## Data

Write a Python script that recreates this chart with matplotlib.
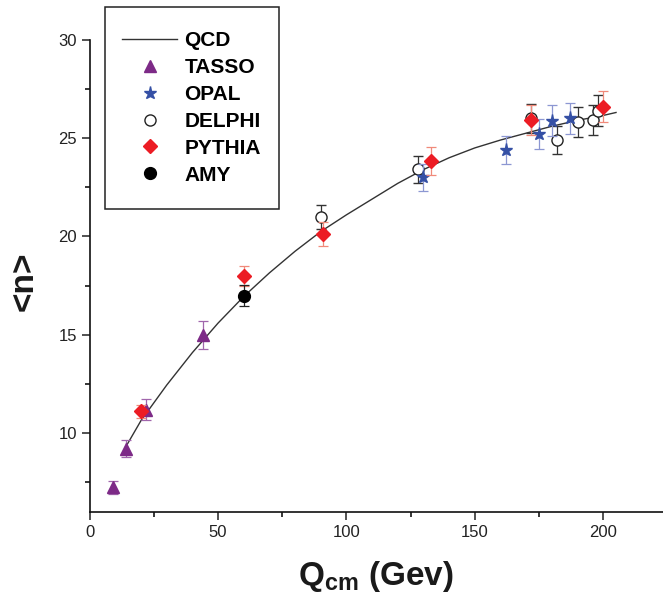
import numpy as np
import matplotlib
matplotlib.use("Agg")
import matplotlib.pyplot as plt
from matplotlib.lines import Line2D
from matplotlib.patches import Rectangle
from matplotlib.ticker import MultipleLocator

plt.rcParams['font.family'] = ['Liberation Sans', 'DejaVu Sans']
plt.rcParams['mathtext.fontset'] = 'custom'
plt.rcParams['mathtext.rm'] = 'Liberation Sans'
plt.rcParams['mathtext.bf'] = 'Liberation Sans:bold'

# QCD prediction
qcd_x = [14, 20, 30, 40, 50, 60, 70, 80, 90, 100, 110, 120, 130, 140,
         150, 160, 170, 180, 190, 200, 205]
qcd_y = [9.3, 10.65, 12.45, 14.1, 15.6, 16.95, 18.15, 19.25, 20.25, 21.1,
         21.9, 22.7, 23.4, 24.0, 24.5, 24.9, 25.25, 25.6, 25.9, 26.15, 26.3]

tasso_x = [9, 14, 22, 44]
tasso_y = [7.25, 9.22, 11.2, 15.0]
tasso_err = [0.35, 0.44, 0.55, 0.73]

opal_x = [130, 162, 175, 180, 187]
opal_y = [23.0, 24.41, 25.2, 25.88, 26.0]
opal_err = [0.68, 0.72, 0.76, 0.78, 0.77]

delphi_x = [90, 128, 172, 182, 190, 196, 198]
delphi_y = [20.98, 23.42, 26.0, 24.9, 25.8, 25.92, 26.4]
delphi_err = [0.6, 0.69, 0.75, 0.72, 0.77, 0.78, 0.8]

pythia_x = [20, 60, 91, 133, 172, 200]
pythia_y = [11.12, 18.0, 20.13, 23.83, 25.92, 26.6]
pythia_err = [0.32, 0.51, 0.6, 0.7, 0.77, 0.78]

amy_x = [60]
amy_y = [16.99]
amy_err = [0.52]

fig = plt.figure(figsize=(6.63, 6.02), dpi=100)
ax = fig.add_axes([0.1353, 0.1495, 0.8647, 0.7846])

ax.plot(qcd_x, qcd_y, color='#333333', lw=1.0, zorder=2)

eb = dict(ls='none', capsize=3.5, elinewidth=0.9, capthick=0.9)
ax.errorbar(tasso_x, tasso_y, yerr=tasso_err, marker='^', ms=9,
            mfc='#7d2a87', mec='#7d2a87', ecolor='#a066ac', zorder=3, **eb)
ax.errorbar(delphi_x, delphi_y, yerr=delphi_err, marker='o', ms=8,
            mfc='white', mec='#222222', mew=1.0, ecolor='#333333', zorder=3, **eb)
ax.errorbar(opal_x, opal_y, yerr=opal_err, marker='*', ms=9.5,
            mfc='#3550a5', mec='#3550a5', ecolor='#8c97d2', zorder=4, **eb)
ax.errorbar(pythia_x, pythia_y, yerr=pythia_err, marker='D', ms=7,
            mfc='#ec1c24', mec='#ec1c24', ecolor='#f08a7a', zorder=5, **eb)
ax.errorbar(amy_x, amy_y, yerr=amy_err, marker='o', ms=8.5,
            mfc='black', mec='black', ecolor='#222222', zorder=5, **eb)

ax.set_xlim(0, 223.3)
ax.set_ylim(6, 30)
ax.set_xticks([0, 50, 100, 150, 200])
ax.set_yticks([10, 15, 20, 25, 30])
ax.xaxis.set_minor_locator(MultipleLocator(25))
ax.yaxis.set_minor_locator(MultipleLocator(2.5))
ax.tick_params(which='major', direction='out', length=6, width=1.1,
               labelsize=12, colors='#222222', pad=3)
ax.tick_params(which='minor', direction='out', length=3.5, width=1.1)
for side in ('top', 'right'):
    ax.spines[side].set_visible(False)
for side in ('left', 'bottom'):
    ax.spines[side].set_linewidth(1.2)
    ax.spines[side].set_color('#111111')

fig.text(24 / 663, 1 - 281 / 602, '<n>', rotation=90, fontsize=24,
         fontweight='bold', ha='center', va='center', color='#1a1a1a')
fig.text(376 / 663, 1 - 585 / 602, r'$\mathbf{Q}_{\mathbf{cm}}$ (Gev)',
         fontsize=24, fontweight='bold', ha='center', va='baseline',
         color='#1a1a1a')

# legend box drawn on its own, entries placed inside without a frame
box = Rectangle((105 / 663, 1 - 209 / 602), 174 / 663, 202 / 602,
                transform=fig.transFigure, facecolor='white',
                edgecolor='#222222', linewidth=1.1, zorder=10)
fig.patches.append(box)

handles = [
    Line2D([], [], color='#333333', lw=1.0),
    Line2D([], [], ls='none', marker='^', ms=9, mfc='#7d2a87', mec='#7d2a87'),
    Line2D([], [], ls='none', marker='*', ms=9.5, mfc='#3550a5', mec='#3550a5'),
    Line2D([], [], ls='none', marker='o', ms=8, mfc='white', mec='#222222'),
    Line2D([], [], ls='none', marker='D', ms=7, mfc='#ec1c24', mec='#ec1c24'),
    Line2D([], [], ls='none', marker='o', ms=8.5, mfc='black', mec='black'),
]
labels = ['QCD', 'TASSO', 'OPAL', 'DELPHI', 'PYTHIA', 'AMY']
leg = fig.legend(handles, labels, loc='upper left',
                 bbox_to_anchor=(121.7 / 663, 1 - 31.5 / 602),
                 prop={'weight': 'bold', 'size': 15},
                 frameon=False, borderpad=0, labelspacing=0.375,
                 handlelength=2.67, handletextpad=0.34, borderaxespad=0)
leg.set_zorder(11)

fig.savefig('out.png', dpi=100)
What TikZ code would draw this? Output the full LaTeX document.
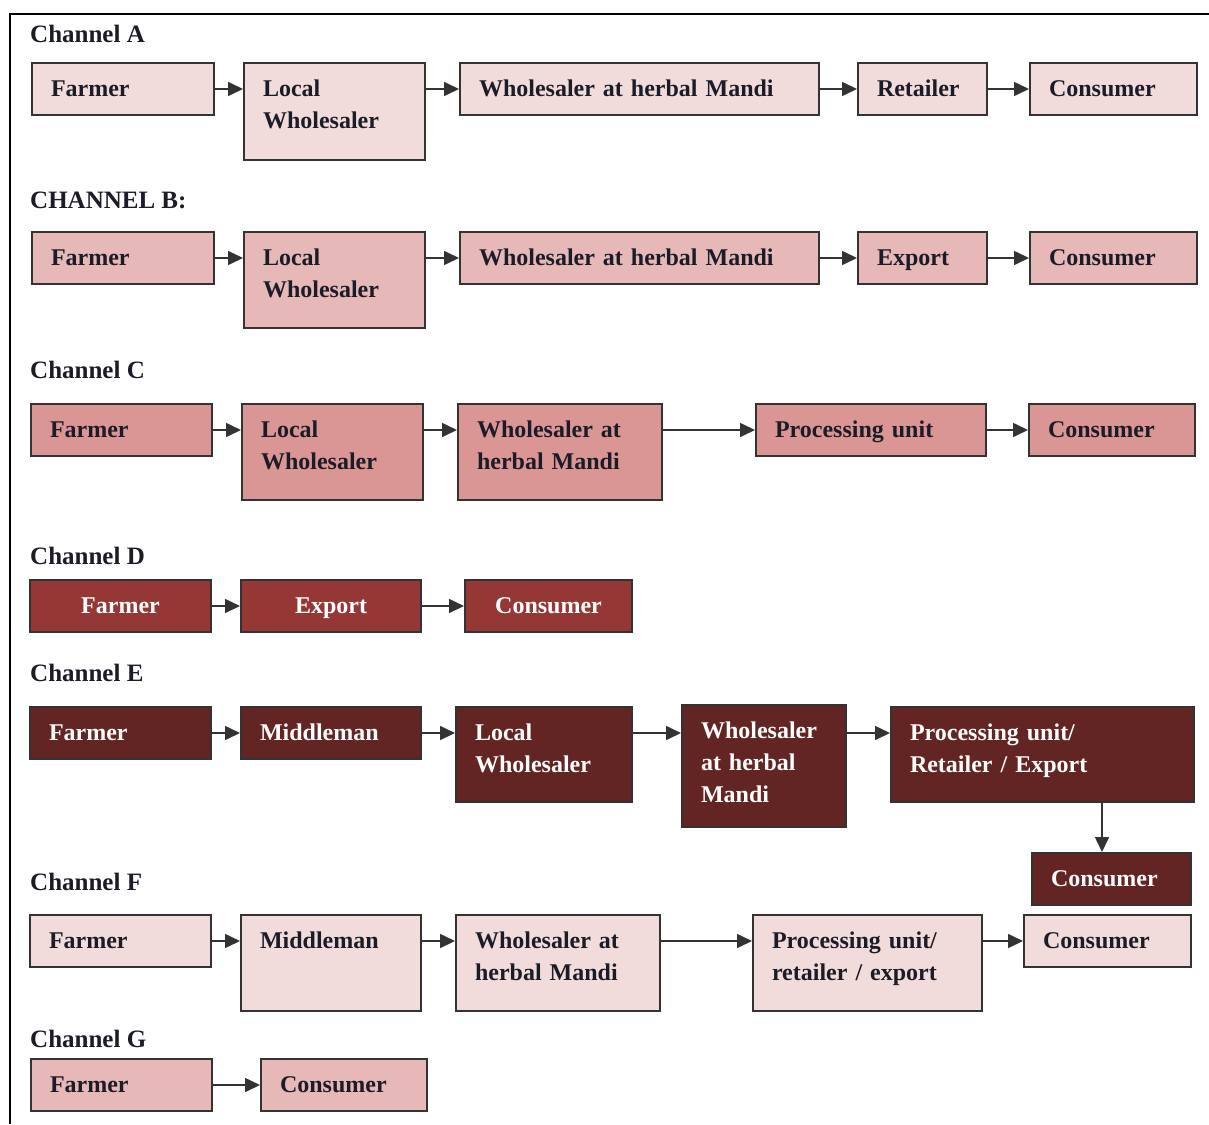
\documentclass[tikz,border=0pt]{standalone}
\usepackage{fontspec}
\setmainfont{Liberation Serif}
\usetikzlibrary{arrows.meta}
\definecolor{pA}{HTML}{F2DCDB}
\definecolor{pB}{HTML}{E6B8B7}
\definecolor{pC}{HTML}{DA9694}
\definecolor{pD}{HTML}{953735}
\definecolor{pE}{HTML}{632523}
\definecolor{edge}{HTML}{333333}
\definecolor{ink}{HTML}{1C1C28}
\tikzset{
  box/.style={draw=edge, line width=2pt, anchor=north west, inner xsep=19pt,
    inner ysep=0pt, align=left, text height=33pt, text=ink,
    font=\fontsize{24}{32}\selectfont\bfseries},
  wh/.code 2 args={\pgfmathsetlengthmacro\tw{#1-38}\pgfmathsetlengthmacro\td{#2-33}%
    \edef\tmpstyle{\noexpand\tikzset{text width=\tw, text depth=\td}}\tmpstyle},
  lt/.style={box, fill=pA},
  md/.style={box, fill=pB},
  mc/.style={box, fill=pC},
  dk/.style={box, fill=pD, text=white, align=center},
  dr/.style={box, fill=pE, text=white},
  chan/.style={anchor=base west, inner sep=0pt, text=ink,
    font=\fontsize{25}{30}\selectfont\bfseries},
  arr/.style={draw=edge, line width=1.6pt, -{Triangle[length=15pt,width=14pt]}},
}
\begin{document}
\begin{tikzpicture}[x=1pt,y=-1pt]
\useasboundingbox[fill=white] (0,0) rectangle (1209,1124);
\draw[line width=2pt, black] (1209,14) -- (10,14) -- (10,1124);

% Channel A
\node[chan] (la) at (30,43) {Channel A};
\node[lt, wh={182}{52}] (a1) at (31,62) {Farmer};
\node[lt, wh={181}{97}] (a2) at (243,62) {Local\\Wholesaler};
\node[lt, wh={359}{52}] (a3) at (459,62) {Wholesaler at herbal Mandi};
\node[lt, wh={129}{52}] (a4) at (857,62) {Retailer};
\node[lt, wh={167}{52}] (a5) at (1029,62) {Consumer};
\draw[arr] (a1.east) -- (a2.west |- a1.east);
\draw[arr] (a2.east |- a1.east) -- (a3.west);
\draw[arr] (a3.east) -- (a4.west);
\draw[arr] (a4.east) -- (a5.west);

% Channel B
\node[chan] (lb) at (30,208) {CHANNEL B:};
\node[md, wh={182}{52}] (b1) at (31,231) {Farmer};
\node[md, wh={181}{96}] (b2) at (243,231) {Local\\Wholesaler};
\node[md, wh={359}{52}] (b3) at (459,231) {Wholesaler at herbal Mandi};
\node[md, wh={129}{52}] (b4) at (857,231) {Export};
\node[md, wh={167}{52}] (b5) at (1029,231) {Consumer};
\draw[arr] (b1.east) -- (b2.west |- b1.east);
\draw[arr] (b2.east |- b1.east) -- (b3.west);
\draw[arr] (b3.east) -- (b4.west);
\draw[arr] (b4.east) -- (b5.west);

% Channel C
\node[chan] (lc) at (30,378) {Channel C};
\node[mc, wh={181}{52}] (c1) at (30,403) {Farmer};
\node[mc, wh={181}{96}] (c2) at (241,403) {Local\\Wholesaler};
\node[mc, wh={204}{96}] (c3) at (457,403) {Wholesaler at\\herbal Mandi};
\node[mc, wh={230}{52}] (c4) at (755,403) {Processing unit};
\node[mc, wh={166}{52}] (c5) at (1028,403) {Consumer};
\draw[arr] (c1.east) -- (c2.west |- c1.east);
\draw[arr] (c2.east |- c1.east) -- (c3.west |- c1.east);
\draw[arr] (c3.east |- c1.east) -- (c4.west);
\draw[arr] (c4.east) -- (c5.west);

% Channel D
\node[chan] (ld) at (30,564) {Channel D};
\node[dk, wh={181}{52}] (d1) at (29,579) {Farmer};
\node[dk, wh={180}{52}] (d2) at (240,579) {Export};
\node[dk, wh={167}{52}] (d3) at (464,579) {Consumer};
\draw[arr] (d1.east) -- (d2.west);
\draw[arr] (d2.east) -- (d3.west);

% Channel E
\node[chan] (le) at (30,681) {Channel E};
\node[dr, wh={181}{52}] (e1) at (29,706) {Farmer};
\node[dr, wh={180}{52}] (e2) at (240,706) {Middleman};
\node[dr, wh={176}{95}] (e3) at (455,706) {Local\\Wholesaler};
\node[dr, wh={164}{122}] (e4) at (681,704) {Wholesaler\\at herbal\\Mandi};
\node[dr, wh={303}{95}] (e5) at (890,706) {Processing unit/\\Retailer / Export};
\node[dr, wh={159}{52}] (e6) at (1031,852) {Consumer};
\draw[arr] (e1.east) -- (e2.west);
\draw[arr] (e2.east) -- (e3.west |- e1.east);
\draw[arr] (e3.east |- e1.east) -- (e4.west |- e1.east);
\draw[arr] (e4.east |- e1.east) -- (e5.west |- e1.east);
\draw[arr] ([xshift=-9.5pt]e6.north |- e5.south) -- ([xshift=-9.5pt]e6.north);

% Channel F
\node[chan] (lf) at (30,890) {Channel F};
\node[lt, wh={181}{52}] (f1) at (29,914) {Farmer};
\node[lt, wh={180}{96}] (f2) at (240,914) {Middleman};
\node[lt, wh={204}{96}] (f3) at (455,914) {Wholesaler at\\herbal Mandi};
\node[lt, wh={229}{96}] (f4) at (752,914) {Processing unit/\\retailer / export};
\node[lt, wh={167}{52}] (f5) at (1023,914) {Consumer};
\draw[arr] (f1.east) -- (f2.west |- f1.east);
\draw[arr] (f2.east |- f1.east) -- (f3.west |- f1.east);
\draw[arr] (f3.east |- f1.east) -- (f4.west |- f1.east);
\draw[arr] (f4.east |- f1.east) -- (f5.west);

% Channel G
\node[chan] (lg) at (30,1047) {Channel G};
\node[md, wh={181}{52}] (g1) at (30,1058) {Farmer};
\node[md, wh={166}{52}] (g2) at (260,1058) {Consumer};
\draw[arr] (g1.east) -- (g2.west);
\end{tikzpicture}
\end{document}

## Exercise description
Your task is to repeat the opening line of the entries above and each line after it, ending with the line that has "tasso_err = [0.35, 0.44, 0.55, 0.73]". Do not include the pictures.

## Output for this exercise
Write a Python script that recreates this chart with matplotlib.
import numpy as np
import matplotlib
matplotlib.use("Agg")
import matplotlib.pyplot as plt
from matplotlib.lines import Line2D
from matplotlib.patches import Rectangle
from matplotlib.ticker import MultipleLocator

plt.rcParams['font.family'] = ['Liberation Sans', 'DejaVu Sans']
plt.rcParams['mathtext.fontset'] = 'custom'
plt.rcParams['mathtext.rm'] = 'Liberation Sans'
plt.rcParams['mathtext.bf'] = 'Liberation Sans:bold'

# QCD prediction
qcd_x = [14, 20, 30, 40, 50, 60, 70, 80, 90, 100, 110, 120, 130, 140,
         150, 160, 170, 180, 190, 200, 205]
qcd_y = [9.3, 10.65, 12.45, 14.1, 15.6, 16.95, 18.15, 19.25, 20.25, 21.1,
         21.9, 22.7, 23.4, 24.0, 24.5, 24.9, 25.25, 25.6, 25.9, 26.15, 26.3]

tasso_x = [9, 14, 22, 44]
tasso_y = [7.25, 9.22, 11.2, 15.0]
tasso_err = [0.35, 0.44, 0.55, 0.73]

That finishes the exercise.